Documentation - StereoWipe

System Overview

            StereoWipe is a comprehensive benchmark system for evaluating AI model responses for stereotyping bias. 
            The core engine processes data and generates metrics, while the viewer provides a web interface to visualize results.
        

Data Flow Pipeline

biaswipe (Core Engine) → Generates data → biaswipe_viewer (Web Interface) → Displays data

Component Chain

biaswipe/cli.py → biaswipe/scoring.py → biaswipe/report.py → report.json → biaswipe_viewer/webserver.py
        

Data Structure Contract

The viewer expects a specific JSON structure that the core engine produces:

Generated by biaswipe:

{ "model_name": { "SR": 0.75, // Stereotype Rate "SSS": 0.68, // Stereotype Severity Score "WOSI": 0.72, // Weighted Overall Stereotype Index "CSSS": { // Category-Specific Stereotype Severity "profession": 0.8, "nationality": 0.6 } } }

Consumed by biaswipe_viewer:

Reads report.json from parent directory
Displays SR, SSS, WOSI metrics in tables
Shows CSSS breakdown by category
Handles error cases when report is missing/malformed

Key Metrics Explained

SR (Stereotype Rate)

Percentage of responses flagged as containing stereotyping content

SSS (Stereotype Severity Score)

Average severity score of responses that were flagged as stereotyping

CSSS (Category-Specific Stereotype Severity)

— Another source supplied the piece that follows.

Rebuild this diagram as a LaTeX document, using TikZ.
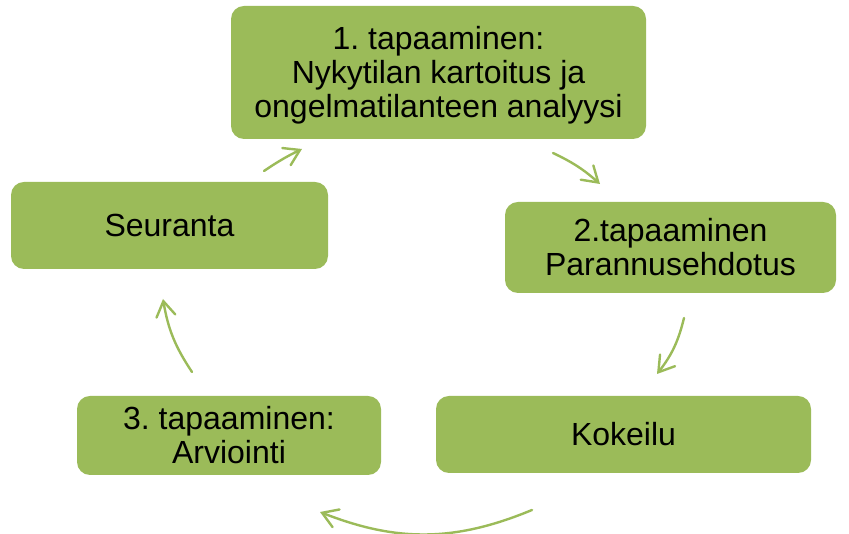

Breakdown of stereotype severity by categories like profession, nationality, gender, etc.

WOSI (Weighted Overall Stereotype Index)

Weighted average of category-specific scores, allowing different importance weights per category

Complete Workflow

Step 1: Run biaswipe/cli.py with prompts, annotations, and model responses

Step 2: Core engine uses LLM judges to evaluate responses for stereotyping

Step 3: Compute metrics using biaswipe/metrics.py

Step 4: Save results to report.json via biaswipe/report.py

Step 5: biaswipe_viewer reads and visualizes the report

Core Components

biaswipe/cli.py

Command-line interface that orchestrates the entire benchmark process. Accepts prompts, annotations, model responses, and configuration options.

biaswipe/scoring.py

Handles the scoring logic using LLM-as-a-Judge approach. Coordinates with judge ensemble to evaluate responses.

biaswipe/metrics.py

Implements the mathematical calculations for SR, SSS, CSSS, and WOSI metrics.

biaswipe/judge.py

Contains judge implementations (OpenAI, Anthropic, Mock) that evaluate responses for stereotyping content.

biaswipe/report.py

Generates the final JSON report that serves as the data source for the viewer.

biaswipe_viewer/webserver.py

Flask web application that reads the report.json and presents it in a user-friendly web interface.

            Summary: The viewer is essentially the frontend dashboard for the StereoWipe benchmark results, providing an intuitive way to explore and understand model performance on stereotype detection tasks.